Kann Deutschland etwas aus der Wahl in Amerika lernen? Das will die Radiomoderatorin Evi Seibert in dem Interview wissen. Auch bei uns gebe es eine Sehnsucht, dass Politik endlich mal das halte, was sie verspricht, so Gabriel. Trump stehe derzeit dafür, seine Ankündigungen direkt umzusetzen, auch entgegen aller Regeln.
Parteien der demokratischen Mitte in Deutschland rät Gabriel deshalb, nur Versprechen im Wahlkampf zu machen, die auch bezahlbar seien und eingelöst werden könnten. "Die Bindung zwischen den Bürgern und den demokratischen Institutionen wird immer labiler", so Gabriel.
Das liege auch an dem Umgang mit dem Steuergeld. Er schlägt vor, die Bürger künftig mitentscheiden zu lassen bei der Frage, wohin die Steuergelder fließen sollen. Denn diese könnten sich nicht erklären, warum bei Steuereinnahmen von fast einer Billion Euro nicht genug für Schulen, Polizisten, Verteidigung und Infrastruktur übrigbleibe.
"Wir sind doch ein bisschen verrückt geworden"
Der Ex-Vize-Kanzler kritisiert in dem Interview zudem die Idee des Bürgergeldes und übt Kritik an der SPD, seiner Partei.
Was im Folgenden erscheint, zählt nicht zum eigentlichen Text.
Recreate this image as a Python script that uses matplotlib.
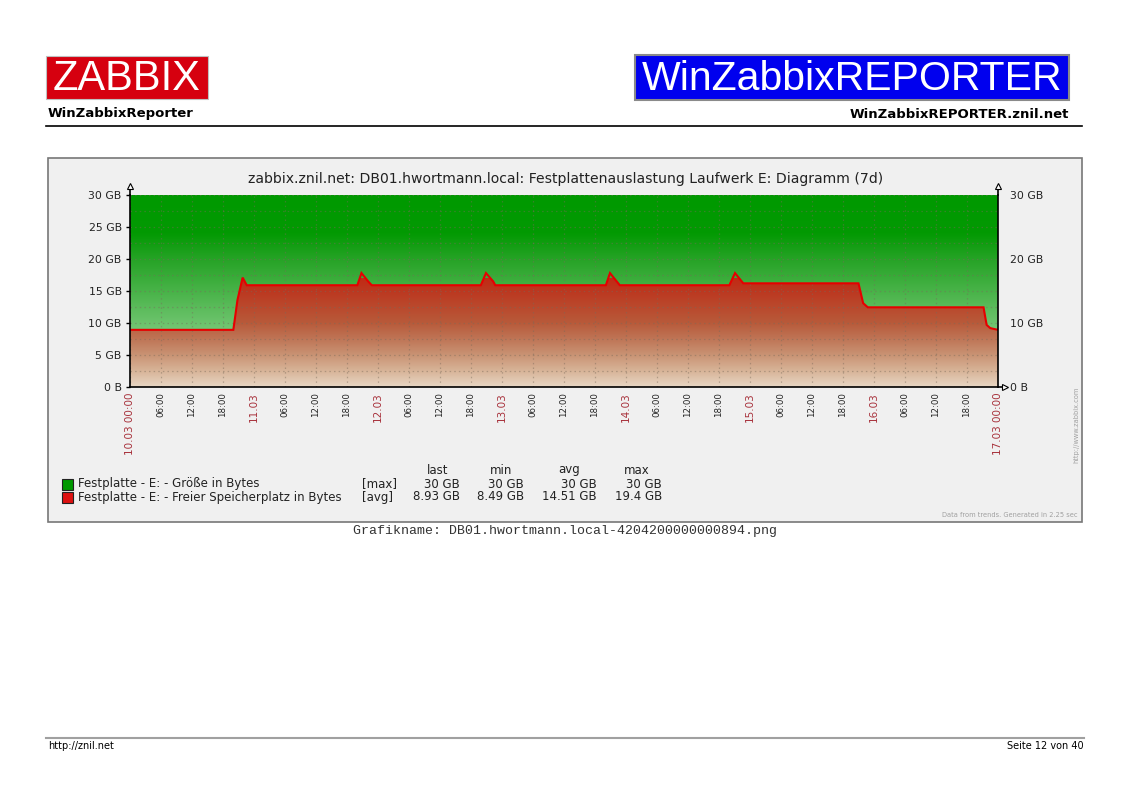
import numpy as np
import matplotlib
matplotlib.use("Agg")
import matplotlib.pyplot as plt
from matplotlib.colors import LinearSegmentedColormap
from matplotlib.patches import Rectangle
from matplotlib.ticker import MultipleLocator

# --- DATA ---
# hours since 10.03 00:00, values in GB
size_hours = [0, 168]
size_gb = [30, 30]

free_hours = [0, 20.0, 20.8, 21.8, 22.6,
              44.0, 44.8, 46.1, 46.8,
              67.9, 68.9, 70.3, 70.7,
              92.1, 92.9, 94.2, 94.8,
              116.0, 117.1, 118.7,
              141.0, 141.9, 142.8,
              165.2, 165.8, 166.5, 168]
free_gb = [8.93, 8.93, 13.6, 17.1, 15.9,
           15.9, 17.8, 16.5, 15.9,
           15.9, 17.8, 16.5, 15.9,
           15.9, 17.8, 16.5, 15.9,
           15.9, 17.8, 16.2,
           16.2, 13.1, 12.45,
           12.45, 9.7, 9.2, 8.93]

day_labels = ["10.03", "11.03", "12.03", "13.03", "14.03", "15.03", "16.03", "17.03"]
hour_labels = ["00:00", "06:00", "12:00", "18:00"]

y_left_ticks = [0, 5, 10, 15, 20, 25, 30]
y_left_labels = ["0 B", "5 GB", "10 GB", "15 GB", "20 GB", "25 GB", "30 GB"]
y_right_ticks = [0, 10, 20, 30]
y_right_labels = ["0 B", "10 GB", "20 GB", "30 GB"]

legend_names = ["Festplatte - E: - Größe in Bytes",
                "Festplatte - E: - Freier Speicherplatz in Bytes"]
legend_func = ["[max]", "[avg]"]
legend_colors = ["#009900", "#dd1111"]
legend_headers = ["last", "min", "avg", "max"]
legend_last = ["30 GB", "8.93 GB"]
legend_min = ["30 GB", "8.49 GB"]
legend_avg = ["30 GB", "14.51 GB"]
legend_max = ["30 GB", "19.4 GB"]

title = "zabbix.znil.net: DB01.hwortmann.local: Festplattenauslastung Laufwerk E: Diagramm (7d)"
graph_name = "Grafikname: DB01.hwortmann.local-4204200000000894.png"

W, H = 1130, 800
fig = plt.figure(figsize=(W / 100, H / 100), dpi=100)
fig.patch.set_facecolor("white")

# page decoration axes in pixel coordinates
bg = fig.add_axes([0, 0, 1, 1])
bg.set_xlim(0, W)
bg.set_ylim(H, 0)
bg.axis("off")

# header
bg.add_patch(Rectangle((46, 56), 162, 43, facecolor="#d6000f", edgecolor="#c0c0c0", lw=0.8))
bg.text(127, 78.5, "ZABBIX", color="white", fontsize=30, family="Liberation Sans",
        ha="center", va="center")
bg.add_patch(Rectangle((635, 55), 434, 45, facecolor="#0000ee", edgecolor="#8a8a8a", lw=1.5))
bg.text(852, 78.5, "WinZabbixREPORTER", color="white", fontsize=29.5, family="Liberation Sans",
        ha="center", va="center")
bg.text(48, 114, "WinZabbixReporter", fontsize=9.5, fontweight="bold", ha="left", va="center")
bg.text(1069, 114, "WinZabbixREPORTER.znil.net", fontsize=9.5, fontweight="bold",
        ha="right", va="center")
bg.plot([46, 1082], [125.5, 125.5], color="black", lw=1.2)

# chart panel
bg.add_patch(Rectangle((48, 158), 1034, 364, facecolor="#f0f0f0", edgecolor="#777777", lw=1.2))
bg.text(566, 179, title, fontsize=10.1, color="#222222", ha="center", va="center")

# legend
row_y = [484, 497]
fs = 8.5
bg.text(448, 470, legend_headers[0], fontsize=fs, ha="right", va="center", color="#222222")
bg.text(512, 470, legend_headers[1], fontsize=fs, ha="right", va="center", color="#222222")
bg.text(580, 470, legend_headers[2], fontsize=fs, ha="right", va="center", color="#222222")
bg.text(650, 470, legend_headers[3], fontsize=fs, ha="right", va="center", color="#222222")
for i in range(2):
    y = row_y[i]
    bg.add_patch(Rectangle((62, y - 5.5), 11, 11, facecolor=legend_colors[i],
                           edgecolor="#222222", lw=0.8))
    bg.text(78, y, legend_names[i], fontsize=fs, ha="left", va="center", color="#222222")
    bg.text(362, y, legend_func[i], fontsize=fs, ha="left", va="center", color="#222222")
    bg.text(460, y, legend_last[i], fontsize=fs, ha="right", va="center", color="#222222")
    bg.text(524, y, legend_min[i], fontsize=fs, ha="right", va="center", color="#222222")
    bg.text(597, y, legend_avg[i], fontsize=fs, ha="right", va="center", color="#222222")
    bg.text(662, y, legend_max[i], fontsize=fs, ha="right", va="center", color="#222222")

bg.text(1077, 515, "Data from trends. Generated in 2.25 sec", fontsize=4.8,
        color="#a0a0a0", ha="right", va="center")
bg.text(1076, 425, "http://www.zabbix.com", fontsize=4.8, color="#a0a0a0",
        rotation=90, ha="center", va="center")

bg.text(565, 531, graph_name, fontsize=9.5, family="Liberation Mono",
        color="#333333", ha="center", va="center")

# footer
bg.plot([46, 1084], [737.5, 737.5], color="#a0a0a0", lw=1.5)
bg.text(48, 746, "http://znil.net", fontsize=7, ha="left", va="center")
bg.text(1084, 746, "Seite 12 von 40", fontsize=7, ha="right", va="center")

# --- GRAPH ---
ax = fig.add_axes([130 / W, (H - 387) / H, 868 / W, 192 / H])
ax.set_xlim(0, 168)
ax.set_ylim(0, 30)
ax.patch.set_visible(False)

# vertical gradients (fixed by height, as zabbix draws them)
green_cmap = LinearSegmentedColormap.from_list(
    "g", [(0.0, "#b4e2b4"), (1 / 6, "#90d390"), (1 / 3, "#6cc36c"), (0.5, "#48b348"),
          (2 / 3, "#26a326"), (0.8, "#039a03"), (1.0, "#009900")])
red_cmap = LinearSegmentedColormap.from_list(
    "r", [(0.0, "#e8d6c4"), (2.5 / 17, "#d8b498"), (5 / 17, "#c99374"), (7.5 / 17, "#bf7556"),
          (10 / 17, "#b85a3a"), (15 / 17, "#bc3820"), (1.0, "#c22a14")])
grad = np.linspace(0, 1, 256).reshape(-1, 1)

size_poly = ax.fill_between(size_hours, 0, size_gb, facecolor="none", edgecolor="none")
im_g = ax.imshow(grad, cmap=green_cmap, aspect="auto", origin="lower",
                 extent=[0, 168, 0, 30], zorder=0.5, interpolation="bilinear")
im_g.set_clip_path(size_poly.get_paths()[0], transform=ax.transData)

free_poly = ax.fill_between(free_hours, 0, free_gb, facecolor="none", edgecolor="none")
im_r = ax.imshow(grad, cmap=red_cmap, aspect="auto", origin="lower",
                 extent=[0, 168, 0, 17], zorder=0.6, interpolation="bilinear")
im_r.set_clip_path(free_poly.get_paths()[0], transform=ax.transData)

ax.plot(free_hours, free_gb, color="#e60000", lw=1.5, zorder=3, solid_joinstyle="miter")

# ticks
xt = list(range(0, 169, 6))
xl = []
for h in xt:
    d, r = divmod(h, 24)
    if h == 0 or h == 168:
        xl.append(day_labels[d] + " " + hour_labels[0])
    elif r == 0:
        xl.append(day_labels[d])
    else:
        xl.append(hour_labels[r // 6])
ax.set_xticks(xt)
ax.set_xticklabels(xl, rotation=90)
for h, lab in zip(xt, ax.get_xticklabels()):
    if h % 24 == 0:
        lab.set_color("#a8323c")
        lab.set_fontsize(7.5)
    else:
        lab.set_color("#222222")
        lab.set_fontsize(6.2)
ax.tick_params(axis="x", length=0, pad=4)

ax.set_yticks(y_left_ticks)
ax.set_yticklabels(y_left_labels, fontsize=7.8, color="#222222")
ax.tick_params(axis="y", length=3, width=1, pad=3)
ax.yaxis.set_minor_locator(MultipleLocator(2.5))
ax.tick_params(axis="y", which="minor", length=0)

ax.set_axisbelow(False)
ax.grid(True, which="major", axis="x", color="#7a6a5a", alpha=0.45, lw=0.9, ls=(0, (1.2, 2.5)))
ax.grid(True, which="both", axis="y", color="#7a6a5a", alpha=0.45, lw=0.9, ls=(0, (1.2, 2.5)))

ax2 = ax.twinx()
ax2.set_ylim(0, 30)
ax2.set_yticks(y_right_ticks)
ax2.set_yticklabels(y_right_labels, fontsize=7.8, color="#222222")
ax2.tick_params(axis="y", length=0, pad=9)
for s in ax2.spines.values():
    s.set_visible(False)

ax.spines["top"].set_visible(False)
for s in ["left", "right", "bottom"]:
    ax.spines[s].set_color("black")
    ax.spines[s].set_linewidth(1.2)
    ax.spines[s].set_zorder(4)

# axis arrows
ax.plot([0, 0], [1, 1.04], color="black", lw=1.2, transform=ax.transAxes, clip_on=False)
ax.plot([1, 1], [1, 1.04], color="black", lw=1.2, transform=ax.transAxes, clip_on=False)
ax.plot([1, 1.008], [0, 0], color="black", lw=1.2, transform=ax.transAxes, clip_on=False)
ax.plot([0], [1.045], marker="^", ms=4.5, mfc="white", mec="black", mew=0.8,
        transform=ax.transAxes, clip_on=False)
ax.plot([1], [1.045], marker="^", ms=4.5, mfc="white", mec="black", mew=0.8,
        transform=ax.transAxes, clip_on=False)
ax.plot([1.008], [0], marker=">", ms=4.5, mfc="white", mec="black", mew=0.8,
        transform=ax.transAxes, clip_on=False)

fig.savefig("out.png", dpi=100, facecolor="white")
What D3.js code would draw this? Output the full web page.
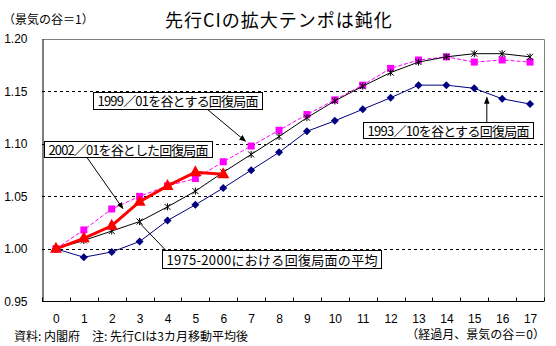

Diese sei eigentlich immer die Arbeiterpartei gewesen. Ein Sozialstaat sei etwas anderes als ein Sozialhilfestaat. "Wir sind doch ein bisschen verrückt geworden", kommentiert er die aktuelle Lage.
In einem Land, in dem Fachkräftemangel herrsche, gebe es in der Politik Debatten um eine 4-Tage-Woche und das Recht auf Heimarbeit. "Das ist doch total gaga", meint Gabriel.
Man müsse ehrlich zu den jungen Leuten sein und ihnen sagen, "das wird anstrengend". Und weiter: "Wenn wir den sozialen, kulturellen und wirtschaftlichen Standard halten wollen, dann werden 4-Tage-Woche und Homeoffice nicht funktionieren."